I remember telling my mother, that I wanted my body to look like "Michelle's" body. I wanted to have hips and butt and boobs. She reminded me that I was in sixth grade, and that I had MY body. She said that my body would change and blossom into this womanly form that possessed curves resembling my mother, and her mother before her. I waited. My body changed. However, it remained lanky and short. Truthfully, to this day, I don't have hips and butt and curves for days. It simply is what it is.
When I contemplated doing this shoot, I returned to that 6th grade girl. What if all the women present were shaped differently than I? They were. What if, I was the only one with stretch marks on my belly and thighs? I wasn't. Prior to the shoot, I contemplated nursing while being photographed. I thought to myself, 'I will be ok nude, if I am breastfeeding, and hiding my insecurity behind my motherhood.' Was it possible for me to stand in my own womanhood, without a babe attached to my breast? Could I stand in this skin, alone? This body was carrying years of both self inflicted and environmental body shaming? It needed to stop. The fear and negative voices needed to stop.

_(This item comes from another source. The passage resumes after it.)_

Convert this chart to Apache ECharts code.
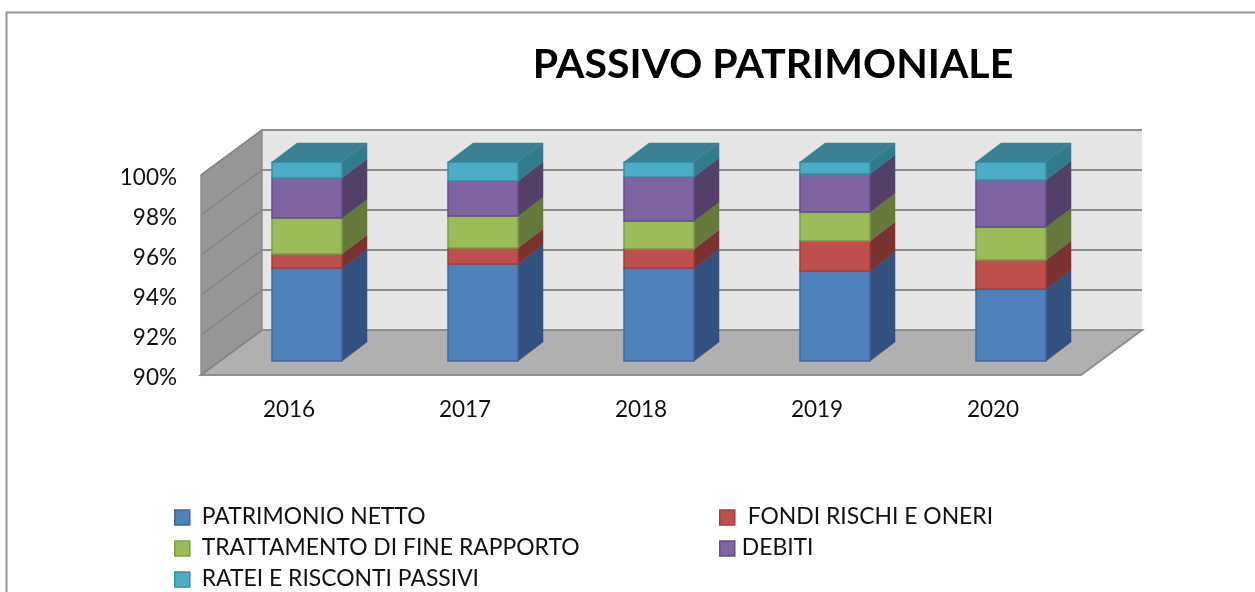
<!DOCTYPE html>
<html><head><meta charset="utf-8">
<style>html,body{margin:0;padding:0;background:#fff}#c{width:1255px;height:592px}</style>
<script src="https://cdn.jsdelivr.net/npm/echarts@6/dist/echarts.min.js"></script>
</head><body><div id="c"></div>
<script>
const categories = ['2016','2017','2018','2019','2020'];
const yTicks = [90,92,94,96,98,100];
const patrimonioNetto = [94.65,94.85,94.65,94.5,93.6];
const fondiRischi = [0.7,0.8,0.95,1.5,1.45];
const trattamentoFine = [1.8,1.6,1.4,1.45,1.65];
const debiti = [2.0,1.75,2.2,1.9,2.35];
const ratei = [0.8,0.95,0.75,0.6,0.9];

const FONT = 'Lato, Carlito, sans-serif';
const TXT = '#111';
const DEPTH_X = 61, DEPTH_Y = 45;         // floor / wall depth
const BAR_DX = 18, BAR_DY = 14;           // bar front plane offset
const BAR_DEPTH_X = 25, BAR_DEPTH_Y = 19; // bar depth
const BAR_W = 70;

const seriesDefs = [
  {name:'PATRIMONIO NETTO', values:patrimonioNetto, color:'#4F81BD', border:'#3F6A9E', side:'#30527C'},
  {name:'FONDI RISCHI E ONERI', values:fondiRischi, color:'#C0504D', border:'#A03F3D', side:'#7A3230'},
  {name:'TRATTAMENTO DI FINE RAPPORTO', values:trattamentoFine, color:'#9BBB59', border:'#7F9A48', side:'#66783A'},
  {name:'DEBITI', values:debiti, color:'#8064A2', border:'#654E82', side:'#533F69'},
  {name:'RATEI E RISCONTI PASSIVI', values:ratei, color:'#4BACC6', border:'#3A8CA3', side:'#327B8E', top:'#388296'}
];

function poly(points, fill, stroke, lw){
  return {type:'polygon', shape:{points}, style:{fill, stroke:stroke||fill, lineWidth:lw==null?1:lw}};
}
function line(a,b,stroke,lw){
  return {type:'line', shape:{x1:a[0],y1:a[1],x2:b[0],y2:b[1]}, style:{stroke, lineWidth:lw}};
}

function extent(api){
  const band = api.size([1,0])[0];
  const bottom = api.coord([0,yTicks[0]])[1];
  const top = api.coord([0,yTicks[yTicks.length-1]])[1];
  const left = api.coord([0,yTicks[0]])[0]-band/2;
  const right = api.coord([categories.length-1,yTicks[0]])[0]+band/2;
  return {left,right,top,bottom};
}

const wallSeries = {
  type:'custom', silent:true, coordinateSystem:'cartesian2d', z:1,
  data:[[0,yTicks[0]]], encode:{x:0,y:1},
  renderItem(p,api){
    const e = extent(api);
    const bx = e.left+DEPTH_X, by = e.bottom-DEPTH_Y, tY = e.top-DEPTH_Y, rx = e.right+DEPTH_X;
    return {type:'group', children:[
      poly([[bx,tY],[rx,tY],[rx,by],[bx,by]],'#E6E6E6','#E6E6E6',0),
      poly([[e.left,e.top],[bx,tY],[bx,by],[e.left,e.bottom]],'#969696','#8E8E8E',1.5),
      poly([[e.left,e.bottom],[bx,by],[rx,by],[e.right,e.bottom]],'#B0B0B0','#8E8E8E',2)
    ]};
  }
};
const gridSeries = {
  type:'custom', silent:true, coordinateSystem:'cartesian2d', z:2,
  data:yTicks.map(v=>[0,v]), encode:{x:0,y:1},
  renderItem(p,api){
    const e = extent(api);
    const y = api.coord([0,api.value(1)])[1];
    return {type:'group', children:[
      line([e.left,y],[e.left+DEPTH_X,y-DEPTH_Y],'#828282',1.5),
      line([e.left+DEPTH_X,y-DEPTH_Y],[e.right+DEPTH_X,y-DEPTH_Y],'#8E8E8E',2)
    ]};
  }
};

let cum = categories.map(()=>0);
const barSeries = seriesDefs.map((d,si)=>{
  const rows = d.values.map((v,i)=>{ const lo=cum[i], hi=lo+v; cum[i]=hi; return [i,lo,hi]; });
  const last = si===seriesDefs.length-1;
  return {
    name:d.name, type:'custom', coordinateSystem:'cartesian2d', z:5+si,
    itemStyle:{color:d.color,borderColor:d.border,borderWidth:1.5},
    data:rows, encode:{x:0,y:2},
    renderItem(p,api){
      const i = api.value(0);
      const lo = Math.max(api.value(1),yTicks[0]), hi = api.value(2);
      const cx = api.coord([i,lo])[0]+BAR_DX;
      const y0 = api.coord([i,lo])[1]-BAR_DY, y1 = api.coord([i,hi])[1]-BAR_DY;
      const l = cx-BAR_W/2, r = cx+BAR_W/2;
      const kids = [
        poly([[r,y1],[r+BAR_DEPTH_X,y1-BAR_DEPTH_Y],[r+BAR_DEPTH_X,y0-BAR_DEPTH_Y],[r,y0]],d.side,d.side,0.5),
        poly([[l,y1],[r,y1],[r,y0],[l,y0]],d.color,d.border,1.5)
      ];
      if(last) kids.push(poly([[l,y1],[l+BAR_DEPTH_X,y1-BAR_DEPTH_Y],[r+BAR_DEPTH_X,y1-BAR_DEPTH_Y],[r,y1]],d.top,d.top,0.5));
      return {type:'group', children:kids};
    }
  };
});

const legendPos = [
  {left:174,top:505,gap:12},
  {left:719,top:505,gap:13},
  {left:174,top:536,gap:12},
  {left:719,top:536,gap:7},
  {left:174,top:567,gap:12}
];

const option = {
  animation:false,
  backgroundColor:'#fff',
  title:{text:'PASSIVO PATRIMONIALE',left:768,top:39,textAlign:'center',
    textStyle:{fontFamily:FONT,fontWeight:'bold',fontSize:41,color:'#000'}},
  grid:{left:201,top:175,width:880,height:200,containLabel:false},
  xAxis:{type:'category',data:categories,axisLine:{show:false},axisTick:{show:false},splitLine:{show:false},
    axisLabel:{margin:23,fontFamily:FONT,fontSize:22.5,color:TXT,hideOverlap:false}},
  yAxis:{type:'value',min:90,max:100,interval:2,axisLine:{show:false},axisTick:{show:false},splitLine:{show:false},
    axisLabel:{margin:24,formatter:'{value}%',fontFamily:FONT,fontSize:22.5,color:TXT,verticalAlign:'top',lineHeight:6}},
  legend:seriesDefs.map((d,i)=>({
    data:[d.name],left:legendPos[i].left,top:legendPos[i].top,orient:'horizontal',
    itemWidth:15,itemHeight:15,itemGap:0,icon:'rect',padding:0,
    selectedMode:false,
    itemStyle:{borderColor:d.border,borderWidth:1.5},
    formatter:name=>'{t|'+name+'}',
    textStyle:{fontFamily:FONT,fontSize:22.9,color:TXT,
      rich:{t:{fontFamily:FONT,fontSize:22.9,color:TXT,padding:[0,0,2,legendPos[i].gap-5]}}}
  })),
  series:[wallSeries,gridSeries].concat(barSeries),
  graphic:[
    {type:'polyline',silent:true,shape:{points:[[6.5,592],[6.5,12.5],[1255,12.5]]},style:{fill:null,stroke:'#949494',lineWidth:2}}
  ]
};
echarts.init(document.getElementById('c'),null,{renderer:'canvas'}).setOption(option);
</script></body></html>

At the shoot, I stood with a blanket wrapped around me. Afraid to remove it. These women were beautiful. Their bodies perfect. As I continued to stand there (still with the blanket wrapped around my body), I saw these beautiful women laughing and embracing each other, as if they were clothed in diamonds. They turned to me and beckoned for me to join. I briefly tried to find a place where I fit... They quickly made room for me. They held space for me. Perhaps, they were on the same journey of reconnecting with their bodies? Perhaps they had been there before... For me, I wasn't quite sure when this insecurity began... But, I knew now is when it would end.